Non aveva ancora 19 anni quando nel 1942 è stato arruolato ed inviato in zona di guerra. Dopo meno di sei mesi si è preso una broncopolmonite, sfociata presto in una pleurite. E’ iniziato per lui un calvario durato 27 mesi: 18 mesi di ricoveri in vari ospedali, gli ultimi cinque in un sanatorio di Verona, alternati a periodi di convalescenza, complessivamente altri 9 mesi. Congedato nell’agosto del 1945 con il riconoscimento di invalidità permanente per malattia contratta in guerra, è vissuto solo altri tre mesi ed è morto nel mese di novembre 1945. Ora riposa nel Sacrario Militare di Treviso.

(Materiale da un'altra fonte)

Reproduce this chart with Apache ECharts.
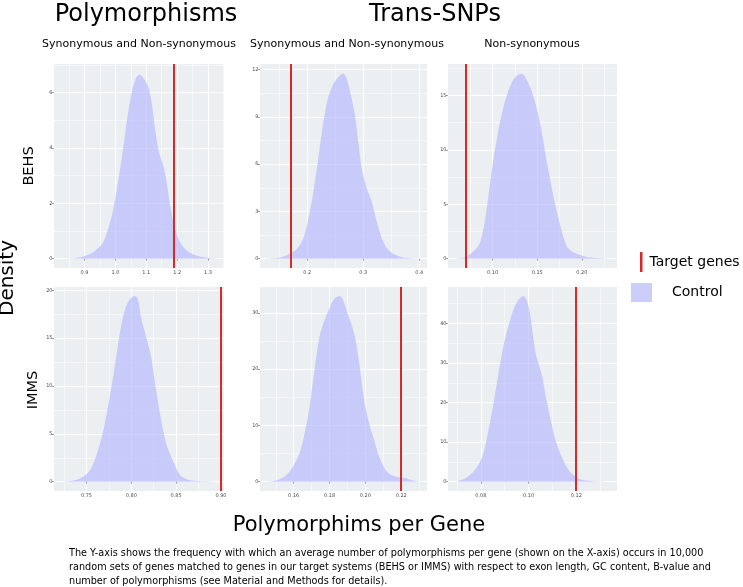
<!DOCTYPE html>
<html><head><meta charset="utf-8">
<script src="https://cdn.jsdelivr.net/npm/echarts@6/dist/echarts.min.js"></script>
<style>html,body{margin:0;padding:0;background:#fff}#c{width:743px;height:587px}</style>
</head><body><div id="c"></div>
<script>
// ---- Data ----
// BEHS, Polymorphisms, Synonymous and Non-synonymous
const behsPolyX = [0.821,0.865,0.897,0.930,0.957,0.973,0.989,1.005,1.022,1.038,1.054,1.068,1.079,1.092,1.108,1.119,1.130,1.141,1.155,1.166,1.177,1.190,1.206,1.228,1.255,1.287,1.328];
const behsPolyY = [0,0.02,0.08,0.25,0.54,0.96,1.58,2.54,3.74,5.05,6.07,6.55,6.65,6.51,6.17,5.53,4.57,3.86,3.38,2.78,1.94,1.22,0.68,0.32,0.14,0.05,0];
// BEHS, Trans-SNPs, Synonymous and Non-synonymous
const behsTransX = [0.126,0.144,0.156,0.168,0.180,0.192,0.201,0.210,0.219,0.228,0.237,0.246,0.255,0.264,0.270,0.279,0.285,0.291,0.297,0.306,0.315,0.324,0.333,0.342,0.354,0.372,0.402];
const behsTransY = [0,0.04,0.13,0.30,0.57,1.20,2.37,4.06,6.18,8.50,10.2,11.05,11.5,11.75,11.47,10.2,9.14,7.45,5.76,4.49,3.64,2.37,1.31,0.68,0.30,0.08,0];
// BEHS, Trans-SNPs, Non-synonymous
const behsNonX = [0.0584,0.0689,0.0764,0.0839,0.0876,0.0914,0.0951,0.1007,0.1064,0.1120,0.1176,0.1232,0.1288,0.1333,0.1382,0.1438,0.1494,0.1550,0.1607,0.1663,0.1719,0.1775,0.1831,0.1888,0.1963,0.2075,0.2300];
const behsNonY = [0,0.12,0.52,1.13,1.9,3.43,5.57,8.94,11.69,13.84,15.37,16.44,16.9,16.99,16.44,15.37,13.84,11.69,8.94,6.49,4.35,2.51,1.13,0.67,0.37,0.12,0];
// IMMS, Polymorphisms, Synonymous and Non-synonymous
const immsPolyX = [0.7224,0.7343,0.7437,0.7530,0.7586,0.7642,0.7698,0.7754,0.7810,0.7866,0.7922,0.7978,0.8034,0.8071,0.8108,0.8164,0.8220,0.8276,0.8332,0.8388,0.8444,0.8500,0.8556,0.8631,0.8761,0.8948];
const immsPolyY = [0,0.1,0.38,1.08,2.12,3.69,5.77,8.56,11.69,15.17,17.77,18.99,19.41,19.16,17.25,15.17,13.08,9.6,6.47,4.03,2.64,1.43,0.56,0.21,0.07,0];
// IMMS, Trans-SNPs, Synonymous and Non-synonymous
const immsTransX = [0.1449,0.1504,0.1559,0.1596,0.1633,0.1661,0.1689,0.1716,0.1744,0.1772,0.1799,0.1827,0.1855,0.1873,0.1901,0.1938,0.1966,0.1993,0.2021,0.2049,0.2076,0.2113,0.2150,0.2187,0.2224,0.2261,0.2307];
const immsTransY = [0,0.2,1.2,2.7,5.1,8.6,13.3,19.8,25.8,28.7,30.8,32.5,33.0,32.5,29.9,26.3,21.0,14.5,10.4,7.4,4.5,2.1,1.1,0.8,0.65,0.24,0];
// IMMS, Trans-SNPs, Non-synonymous
const immsNonX = [0.0696,0.0735,0.0763,0.0790,0.0811,0.0832,0.0853,0.0874,0.0894,0.0915,0.0936,0.0957,0.0978,0.0992,0.1006,0.1019,0.1033,0.1054,0.1075,0.1096,0.1117,0.1138,0.1158,0.1179,0.1207,0.1249,0.1332];
const immsNonY = [0,0.9,2.2,4.3,7.2,13.1,19.8,27.4,34.1,39.2,43.4,45.9,46.9,45.9,42.5,36.6,31.6,27.4,20.7,14.8,9.7,6.4,3.9,2.2,0.9,0.25,0];
// Target gene values (red lines), same panel order
const targetValues = [1.186, 0.167, 0.0734, 0.895, 0.220, 0.1154];
// Tick labels
const xTicks1 = ['0.9','1.0','1.1','1.2','1.3'];
const yTicks1 = ['0','2','4','6'];
const xTicks2 = ['0.2','0.3','0.4'];
const yTicks2 = ['0','3','6','9','12'];
const xTicks3 = ['0.10','0.15','0.20'];
const yTicks3 = ['0','5','10','15'];
const xTicks4 = ['0.75','0.80','0.85','0.90'];
const yTicks4 = ['0','5','10','15','20'];
const xTicks5 = ['0.16','0.18','0.20','0.22'];
const yTicks5 = ['0','10','20','30'];
const xTicks6 = ['0.08','0.10','0.12'];
const yTicks6 = ['0','10','20','30','40'];

// ---- Layout ----
const FF = 'DejaVu Sans';
const RED = '#D42A2A';
const FILL = 'rgba(176,176,255,0.6)';
const panels = [
  {xs:behsPolyX, ys:behsPolyY, xt:xTicks1, yt:yTicks1, xr:[0.801,1.352], xi:0.1, yr:[-0.335,7.035], yi:2, g:{left:54,top:64,width:170,height:204}},
  {xs:behsTransX, ys:behsTransY, xt:xTicks2, yt:yTicks2, xr:[0.1156,0.4138], xi:0.1, yr:[-0.59,12.36], yi:3, g:{left:260,top:64,width:167,height:204}},
  {xs:behsNonX, ys:behsNonY, xt:xTicks3, yt:yTicks3, xr:[0.0502,0.2393], xi:0.05, yr:[-0.86,17.88], yi:5, g:{left:448,top:64,width:169,height:204}},
  {xs:immsPolyX, ys:immsPolyY, xt:xTicks4, yt:yTicks4, xr:[0.7138,0.9034], xi:0.05, yr:[-0.97,20.35], yi:5, g:{left:54,top:287,width:170,height:204}},
  {xs:immsTransX, ys:immsTransY, xt:xTicks5, yt:yTicks5, xr:[0.1412,0.2344], xi:0.02, yr:[-1.65,34.6], yi:10, g:{left:260,top:287,width:167,height:204}},
  {xs:immsNonX, ys:immsNonY, xt:xTicks6, yt:yTicks6, xr:[0.0662,0.1371], xi:0.02, yr:[-2.35,49.2], yi:10, g:{left:448,top:287,width:169,height:204}}
];

function axis(ticks, range, iv, isX) {
  const dec = (ticks[0].split('.')[1] || '').length;
  return {
    type:'value', min:range[0], max:range[1], minInterval:iv, maxInterval:iv, splitNumber:5,
    axisLine:{show:false},
    axisTick:{show:true, length:2, lineStyle:{color:'#888', width:0.8}, customValues: ticks.map(Number)},
    axisLabel:{show:true, fontSize:5, color:'#4d4d4d', fontFamily:FF, margin:isX?2:1.5,
      customValues: ticks.map(Number), showMinLabel:true, showMaxLabel:true,
      formatter: v => { const s = Number(v).toFixed(dec); return ticks.includes(s) ? s : ''; }},
    splitLine:{show:true, lineStyle:{color:'#ffffff', width:1}},
    minorTick:{show:false, splitNumber:2},
    minorSplitLine:{show:true, lineStyle:{color:'#ffffff', width:0.5}}
  };
}

const grids = [], xAxes = [], yAxes = [], series = [];
panels.forEach((p, i) => {
  grids.push(Object.assign({show:true, backgroundColor:'#EBEFF1', borderWidth:0, containLabel:false}, p.g));
  xAxes.push(Object.assign({gridIndex:i}, axis(p.xt, p.xr, p.xi, true)));
  yAxes.push(Object.assign({gridIndex:i}, axis(p.yt, p.yr, p.yi, false)));
  series.push({
    name:'Control', type:'line', xAxisIndex:i, yAxisIndex:i,
    data: p.xs.map((x, k) => [x, p.ys[k]]),
    smooth:0.3, symbol:'none', showSymbol:false,
    lineStyle:{width:0}, itemStyle:{color:'#CDCDFA'}, areaStyle:{color:FILL, opacity:1}
  });
  series.push({
    name:'Target genes', type:'line', xAxisIndex:i, yAxisIndex:i, data:[],
    itemStyle:{color:RED},
    markLine:{silent:true, symbol:['none','none'], label:{show:false},
      lineStyle:{color:RED, width:2, type:'solid'}, emphasis:{disabled:true},
      data:[{xAxis: targetValues[i]}]}
  });
});

const captionLines = [
  'The Y-axis shows the frequency with which an average number of polymorphisms per gene (shown on the X-axis) occurs in 10,000',
  'random sets of genes matched to genes in our target systems (BEHS or IMMS) with respect to exon length, GC content, B-value and',
  'number of polymorphisms (see Material and Methods for details).'
];

function txt(text, x, y, size, opts) {
  return Object.assign({type:'text', x:x, y:y, silent:true,
    style:{text:text, fontSize:size, fontFamily:FF, fill:'#000', align:'center', verticalAlign:'middle'}}, opts || {});
}

const chart = echarts.init(document.getElementById('c'), null, {renderer:'canvas'});
chart.setOption({
  animation:false,
  backgroundColor:'#ffffff',
  grid: grids, xAxis: xAxes, yAxis: yAxes, series: series,
  legend: [
    {data:[{name:'Target genes', icon:'rect', itemStyle:{color:RED}}], left:640, top:252, orient:'vertical',
     itemWidth:2.5, itemHeight:20, padding:0, selectedMode:false,
     textStyle:{fontSize:14, fontFamily:FF, color:'#000', padding:[0,0,0,2]}},
    {data:[{name:'Control', icon:'rect', itemStyle:{color:'#CDCDFA'}}], left:631, top:283, orient:'vertical',
     itemWidth:21, itemHeight:19, padding:0, selectedMode:false,
     textStyle:{fontSize:14, fontFamily:FF, color:'#000', padding:[0,0,0,15]}}
  ],
  graphic: [
    txt('Polymorphisms', 146, 15, 24),
    txt('Trans-SNPs', 435, 15, 24),
    txt('Synonymous and Non-synonymous', 139, 44, 11),
    txt('Synonymous and Non-synonymous', 347, 44, 11),
    txt('Non-synonymous', 532, 44, 11),
    txt('BEHS', 29, 166, 14.5, {rotation:Math.PI/2}),
    txt('IMMS', 33, 390, 14.5, {rotation:Math.PI/2}),
    txt('Density', 8, 278, 20, {rotation:Math.PI/2}),
    txt('Polymorphims per Gene', 359, 526, 21),
    {type:'text', x:69, y:546, silent:true,
     style:{text:captionLines.join('\n'), fontSize:9.7, lineHeight:14, fontFamily:FF, fill:'#000', align:'left', verticalAlign:'top'}}
  ]
});
</script>
</body></html>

Di lui, che ho visto poche volte quando, durante le convalescenze , veniva a trovarci in Gonfo a Salgareda, ho un ricordo sbiadito: era un tipo allegro che faceva il trombettiere e amava la vita. Saliva su nel granaio al terzo piano di casa nostra per il suo compito saltuario di vedetta poi, se del caso, correva a Ponte di Piave per dare l’allarme. Sapiamo quali disastri hanno provocato i bombardamenti degli alleati che hanno distrutto i ponti sul Piave e costretto la mia famiglia a sfollare per circa 8 mesi dall’ottobre 1944 al maggio 1945. Per tale situazione ho iniziato la scuola elementare con un anno di ritardo.
Ho voluto ricordare che, fra le tante, troppe giovani vite sacrificate invano per una guerra stupida, c’è stata anche quella di mio zio Rino Masier.